On the Old Covenant's Day of Atonement, Israel's high priest entered with the blood of goats and calves into the temple built by men's hands to make an atoning sacrifice for the nation (Lev.16), but "Christ is not entered into the holy places made with hands, which are figures of the true; but into heaven itself, now to appear in the presence of God for us", "neither by the blood of goats and calves, but by his own blood he entered in" (Heb.9:24,12).

If Jesus had ascended into heaven before his death, he would have had nothing to offer to God for the sins of the world. The sacrificial Lamb had to first be slain and then offered to God for sin. It was necessary that Jesus, as high priest, have something to offer to God for man's sin when he presented himself to God (Heb.8:3).

If the story of Jesus had ended with the crucifixion, no atonement for sin would have been accomplished.
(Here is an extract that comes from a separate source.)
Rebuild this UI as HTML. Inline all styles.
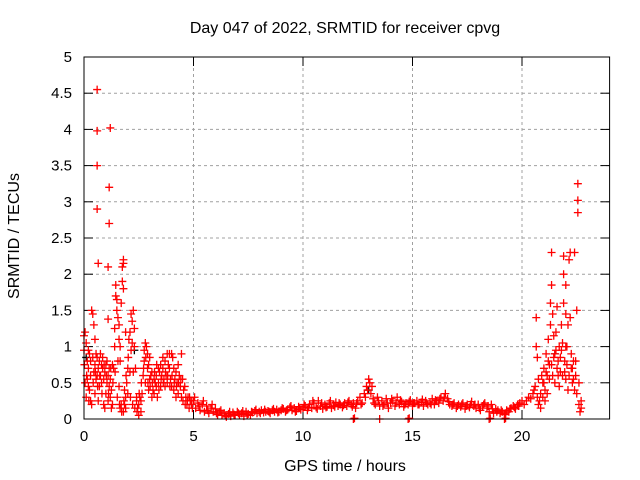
<!DOCTYPE html>
<html><head><meta charset="utf-8"><style>
html,body{margin:0;padding:0;background:#fff;}
svg{display:block;font-family:"Liberation Sans",sans-serif;}
</style></head><body>
<svg id="chart" width="640" height="480" viewBox="0 0 640 480" xmlns="http://www.w3.org/2000/svg">
<rect width="640" height="480" fill="#fff"/>
<g id="grid"></g>
<g id="ticks"></g>
<g id="marks"></g>
<rect x="84" y="57" width="525.6" height="362" fill="none" stroke="#000" stroke-width="1"/>
<text x="345" y="33" font-size="16" text-anchor="middle">Day 047 of 2022, SRMTID for receiver cpvg</text>
<text x="345" y="471" font-size="16" text-anchor="middle">GPS time / hours</text>
<text transform="translate(19,236) rotate(-90)" font-size="16" text-anchor="middle">SRMTID / TECUs</text>
</svg>
<script>
const xTicks=[0,5,10,15,20];
const yTicks=[0,0.5,1,1.5,2,2.5,3,3.5,4,4.5,5];
const yTickLabels=["0","0.5","1","1.5","2","2.5","3","3.5","4","4.5","5"];
const morningPts=[[0.0,1.15],[0.0,0.95],[0.05,1.2],[0.05,0.5],[0.1,1.05],[0.1,0.3],[0.15,0.8],[0.15,0.55],[0.2,0.45],[0.2,0.7],[0.25,0.9],[0.25,0.4],[0.3,0.6],[0.3,0.25],[0.35,1.5],[0.35,0.2],[0.4,1.45],[0.4,0.85],[0.45,0.65],[0.45,1.3],[0.5,0.75],[0.5,1.1],[0.55,0.9],[0.55,0.55],[0.6,0.85],[0.6,0.6],[0.65,0.7],[0.7,0.45],[0.7,0.8],[0.75,0.6],[0.75,0.9],[0.8,0.5],[0.85,0.85],[0.85,0.7],[0.9,0.55],[0.9,0.2],[0.95,0.65],[0.95,0.15],[1.0,0.75],[1.0,0.35],[1.05,0.5],[1.1,0.6],[1.1,0.25],[1.15,0.7],[1.2,0.3],[1.2,0.55],[1.25,0.15],[1.25,0.4],[1.3,0.75],[1.3,0.2],[1.35,0.7],[1.4,1.0],[1.4,1.25],[1.45,1.7],[1.45,1.85],[1.5,1.65],[1.5,1.5],[1.55,1.4],[1.55,0.8],[1.6,1.3],[1.6,1.1],[1.6,0.45],[1.65,1.0],[1.65,0.15],[1.7,0.2],[1.7,1.6],[1.75,1.9],[1.75,2.1],[1.8,2.2],[1.8,1.8],[1.8,0.1],[1.85,0.2],[1.85,0.4],[1.9,0.15],[1.9,0.3],[1.95,0.5],[2.0,0.35],[2.0,0.7],[2.05,1.1],[2.1,1.2],[2.1,0.65],[2.15,1.45],[2.15,0.95],[2.2,1.35],[2.2,1.05],[2.25,1.5],[2.25,0.65],[2.3,1.25],[2.3,1.0],[2.35,0.7],[2.4,0.25],[2.4,0.3],[2.45,0.15],[2.5,0.05],[2.5,0.2],[2.55,0.3],[2.6,0.1],[2.6,0.25],[2.65,0.35],[2.7,0.6],[2.75,0.95],[2.75,0.8],[2.8,1.05],[2.8,0.5],[2.85,1.0],[2.9,0.9],[2.9,0.7],[2.95,0.75],[3.0,0.55],[3.0,0.85],[3.05,0.6],[3.1,0.3],[3.15,0.4],[3.2,0.35],[3.25,0.5],[3.3,0.6],[3.35,0.3],[3.4,0.5],[3.45,0.65],[3.5,0.45],[3.55,0.6],[3.6,0.7],[3.65,0.55],[3.7,0.8],[3.75,0.6],[3.8,0.5],[3.85,0.75],[3.9,0.9],[3.95,0.55],[4.0,0.9],[4.0,0.45],[4.05,0.85],[4.1,0.7],[4.15,0.55],[4.2,0.65],[4.25,0.5],[4.3,0.35],[4.35,0.6],[4.4,0.45],[4.45,0.3],[4.45,0.9],[4.5,0.55],[4.55,0.4],[4.6,0.45],[4.65,0.3],[4.7,0.2],[4.75,0.3],[4.8,0.15],[4.85,0.25],[4.9,0.2],[4.95,0.15],
[3.1,0.65],[3.3,0.45],[3.5,0.75],[3.7,0.45],[3.8,0.9],[3.9,0.7],[4.1,0.4],[4.3,0.75],[3.6,0.85],[3.2,0.55],[2.95,0.4],[3.4,0.7],[0.2,0.95],[0.5,0.35],[0.65,0.25],[1.05,0.8],[1.15,0.45],[0.3,0.8],[0.8,0.75],[4.2,0.3],
[0.02,0.75],[0.12,0.6],[0.22,0.25],[0.42,0.5],[0.52,0.65],[0.62,0.45],[0.72,0.6],[0.82,0.35],[0.92,0.75],[1.02,0.6],[1.12,0.35],[1.22,0.7],[1.32,0.5],[1.42,0.65],[1.52,0.3],[1.62,0.2],[1.72,0.1],[1.82,0.25],[1.92,0.6],[2.02,0.85],[2.12,0.3],[2.22,0.2],[2.32,0.15],[2.42,0.1],[2.52,0.35],[2.62,0.5],[2.72,0.7],[2.82,0.85],[2.92,0.5],[3.02,0.45],[3.12,0.5],[3.22,0.65],[3.32,0.75],[3.42,0.4],[3.52,0.55],[3.62,0.5],[3.72,0.65],[3.82,0.6],[3.92,0.45],[4.02,0.6],[4.12,0.5],[4.22,0.45],[4.32,0.5],[4.42,0.55],[4.52,0.25],[4.62,0.2],[4.72,0.25],[4.82,0.3],[4.92,0.25]];
const outlierPts=[[0.6,4.55],[0.6,3.98],[0.6,3.5],[0.65,2.15],[1.2,4.02],[1.15,3.2],[1.15,2.7],[1.65,0.8],[1.8,2.15],[1.9,1.2],[0.6,2.9],[1.1,2.1],[1.1,1.38]];
const quietPts=[[5.0,.25],[5.1,.15],[5.2,.22],[5.3,.12],[5.4,.2],[5.5,.1],[5.6,.18],[5.7,.08],[5.8,.15],[5.9,.1],[6.0,.14],[6.1,.06],[6.2,.1],[6.3,.05],[6.4,.08],[6.5,.03],[6.6,.07],[6.7,.04],[6.8,.09],[6.9,.05],[7.0,.1],[7.1,.06],[7.2,.08],[7.3,.04],[7.4,.1],[7.5,.07],[7.6,.05],[7.7,.09],[7.8,.11],[7.9,.08],[8.0,.1],[8.1,.12],[8.2,.09],[8.3,.1],[8.4,.11],[8.5,.08],[8.6,.12],[8.7,.1],[8.8,.13],[8.9,.1],[9.0,.12],[9.1,.14],[9.2,.1],[9.3,.13],[9.4,.16],[9.5,.12],[9.6,.15],[9.7,.11],[9.8,.17],[9.9,.13],[10.0,.15],[10.1,.18],[10.2,.12],[10.3,.2],[10.4,.15],[10.5,.22],[10.6,.16],[10.7,.25],[10.8,.18],[10.9,.14],[11.0,.2],[11.1,.17],[11.2,.22],[11.3,.15],[11.4,.19],[11.5,.23],[11.6,.18],[11.7,.2],[11.8,.16],[11.9,.22],[12.0,.18],[12.1,.25],[12.2,.2],[12.3,.22],[12.4,.15],[12.5,.25],[12.6,.3],[12.7,.22],[12.8,.35],[12.9,.45],[13.0,.55],[13.05,.5],[13.1,.35],[13.2,.28],[13.3,.2],[13.4,.3],[13.5,.18],[13.6,.25],[13.7,.2],[13.8,.28],[13.9,.15],[14.0,.22],[14.1,.25],[14.2,.18],[14.3,.3],[14.4,.2],[14.5,.24],[14.6,.17],[14.7,.22],[14.8,.2],[14.9,.26],[15.0,.18],[15.1,.22],[15.2,.25],[15.3,.2],[15.4,.23],[15.5,.18],[15.6,.25],[15.7,.2],[15.8,.22],[15.9,.28],[16.0,.2],[16.1,.25],[16.2,.22],[16.3,.3],[16.4,.25],[16.5,.35],[16.6,.28],[16.7,.2],[16.8,.18],[16.9,.22],[17.0,.15],[17.1,.2],[17.2,.17],[17.3,.22],[17.4,.14],[17.5,.2],[17.6,.16],[17.7,.24],[17.8,.18],[17.9,.15],[18.0,.2],[18.1,.12],[18.2,.18],[18.3,.22],[18.4,.15],[18.5,.1],[18.6,.2],[18.7,.08],[18.8,.14],[18.9,.12],[19.0,.08],[19.1,.1],[19.2,.06],[19.3,.12],[19.4,.1],[19.5,.15],[19.6,.18],[19.7,.14],[19.8,.2],[19.9,.22],[20.0,.25]];
const quietPts2=[[5.05,.3],[5.25,.18],[5.45,.25],[5.65,.12],[5.85,.2],[6.05,.08],[6.25,.12],[6.45,.05],[6.65,.1],[6.85,.06],[7.05,.08],[7.25,.11],[7.45,.06],[7.65,.1],[7.85,.13],[8.05,.08],[8.25,.13],[8.45,.1],[8.65,.14],[8.85,.09],[9.05,.15],[9.25,.12],[9.45,.18],[9.65,.1],[9.85,.15],[10.05,.2],[10.25,.16],[10.45,.25],[10.65,.14],[10.85,.22],[11.05,.16],[11.25,.25],[11.45,.17],[11.65,.22],[11.85,.19],[12.05,.23],[12.25,.17],[12.45,.22],[12.65,.2],[12.85,.3],[12.95,.4],[13.15,.45],[13.25,.22],[13.45,.25],[13.65,.18],[13.85,.22],[14.05,.28],[14.25,.22],[14.45,.26],[14.65,.2],[14.85,.24],[15.05,.22],[15.25,.2],[15.45,.27],[15.65,.22],[15.85,.2],[16.05,.26],[16.25,.28],[16.45,.3],[16.65,.24],[16.85,.2],[17.05,.18],[17.25,.2],[17.45,.18],[17.65,.2],[17.85,.2],[18.05,.15],[18.25,.2],[18.45,.18],[18.65,.14],[18.85,.1],[19.05,.12],[19.25,.08],[19.45,.14],[19.65,.16],[19.85,.18]];
const zeroPts=[[12.3,0],[12.35,0.01],[13.5,0],[14.8,0],[14.85,0.01],[18.5,0],[18.55,0.01],[19.2,0],[19.25,0.01]];
const eveningPts=[[20.1,0.2],[20.2,0.25],[20.3,0.3],[20.4,0.28],[20.5,0.35],[20.55,0.4],[20.6,0.45],[20.65,1.0],[20.65,1.4],[20.7,0.3],[20.7,0.85],[20.75,0.2],[20.75,0.55],[20.8,0.25],[20.85,0.35],[20.9,0.6],[20.95,0.3],[21.0,0.5],[21.0,0.7],[21.05,0.4],[21.1,0.65],[21.1,0.9],[21.15,0.35],[21.2,0.8],[21.2,1.1],[21.25,0.55],[21.3,1.3],[21.3,1.6],[21.35,0.75],[21.35,1.85],[21.35,2.3],[21.4,1.45],[21.4,0.6],[21.45,1.15],[21.5,0.9],[21.5,0.5],[21.55,1.2],[21.6,0.7],[21.6,1.55],[21.65,0.8],[21.7,1.0],[21.7,0.45],[21.75,0.65],[21.8,1.3],[21.8,0.95],[21.85,0.6],[21.9,2.25],[21.9,1.6],[21.95,0.8],[22.0,0.55],[22.0,1.0],[22.05,0.75],[22.1,1.3],[22.1,0.4],[22.15,2.2],[22.2,2.3],[22.2,1.4],[22.25,0.9],[22.3,0.7],[22.3,0.5],[22.35,0.8],[22.4,2.3],[22.4,0.4],[22.45,0.6],[22.5,1.5],[22.5,0.35],[22.55,3.25],[22.55,3.02],[22.55,2.85],[22.6,0.2],[22.6,0.5],[22.65,0.1],[22.7,0.25],[22.7,0.15],[22.0,1.85],[21.9,2.0],[22.0,1.45],[20.85,0.15],[20.95,0.5],[21.05,0.25],[21.15,0.6],[21.25,0.75],[21.45,0.85],[21.55,0.95],[21.65,0.6],[21.75,0.85],[21.85,1.05],[21.95,0.65],[22.05,1.0],[22.15,0.6],[22.25,0.7],[22.35,0.55],[22.45,0.8]];
const blackPts=[[0.1,0.85],[2.3,0.95],[13.0,0.4],[21.5,0.9]];

const NS="http://www.w3.org/2000/svg";
const X0=84,X1=609.6,Y0=419,Y1=57,XMAX=24,YMAX=5;
function xs(t){return X0+(t/XMAX)*(X1-X0);}
function ys(v){return Y0-(v/YMAX)*(Y0-Y1);}
const grid=document.getElementById('grid'),ticks=document.getElementById('ticks'),marks=document.getElementById('marks');
function mk(tag,attrs,parent){const e=document.createElementNS(NS,tag);for(const k in attrs)e.setAttribute(k,attrs[k]);parent.appendChild(e);return e;}
yTicks.forEach((v,i)=>{
  const y=ys(v);
  if(v>0&&v<YMAX){const g=mk('line',{x1:X0,x2:X1,y1:y,y2:y,stroke:'#a0a0a0','stroke-dasharray':'3,3'},grid);
  
  }
  mk('line',{x1:X0,x2:X0+9,y1:y,y2:y,stroke:'#000'},ticks);
  mk('line',{x1:X1-9,x2:X1,y1:y,y2:y,stroke:'#000'},ticks);
  const t=mk('text',{x:X0-12,y:y+5,'font-size':15,'text-anchor':'end'},ticks);
  t.textContent=yTickLabels[i];
  
  
});
xTicks.forEach(v=>{
  const x=xs(v);
  if(v>0){const g=mk('line',{x1:x,x2:x,y1:Y0,y2:Y1,stroke:'#a0a0a0','stroke-dasharray':'3,3'},grid);
  
  }
  mk('line',{x1:x,x2:x,y1:Y0,y2:Y0-9,stroke:'#000'},ticks);
  mk('line',{x1:x,x2:x,y1:Y1,y2:Y1+9,stroke:'#000'},ticks);
  const t=mk('text',{x:x,y:Y0+22,'font-size':15,'text-anchor':'middle'},ticks);
  t.textContent=String(v);
  
  
});
function plus(p,color){
  const x=xs(p[0]),y=ys(p[1]);
  const e=mk('path',{d:`M${x-4},${y}H${x+4}M${x},${y-4}V${y+4}`,stroke:color,'stroke-width':1.3,fill:'none'},marks);
  
  
}
blackPts.forEach(p=>plus(p,'#000000'));
[morningPts,outlierPts,quietPts,quietPts2,zeroPts,eveningPts].forEach(arr=>arr.forEach(p=>plus(p,'#ff0000')));
</script>
</body></html>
Only the Father's acceptance of Jesus' sacrificial death accomplished that. Jesus' death was made effective for the forgiveness of sin only after he arose from the dead and ascended into heaven to offer himself to God as a slain Lamb. There, in the holiest place of heaven, Jesus "appeared to put away sin by the sacrifice of himself" (Heb.9:26). It was this sacrifice of Christ, not simply his wonderful earthly life or his horrible death, which purchased our redemption.

God has left those who have faith, a glorious "Witness" that Jesus' sacrifice was accepted: "Whereof, the holy Ghost also is a witness unto us" (Heb.10:15). When one receives the baptism of the holy Ghost with the evidence of speaking in other tongues, he is receiving this "witness" in his own body: "he that believeth on the Son of God hath the witness in himself..." (1Jo.5:10). It is God's "witness" of the Spirit that is one's claim to true faith in Christ, and no other. We can trust it.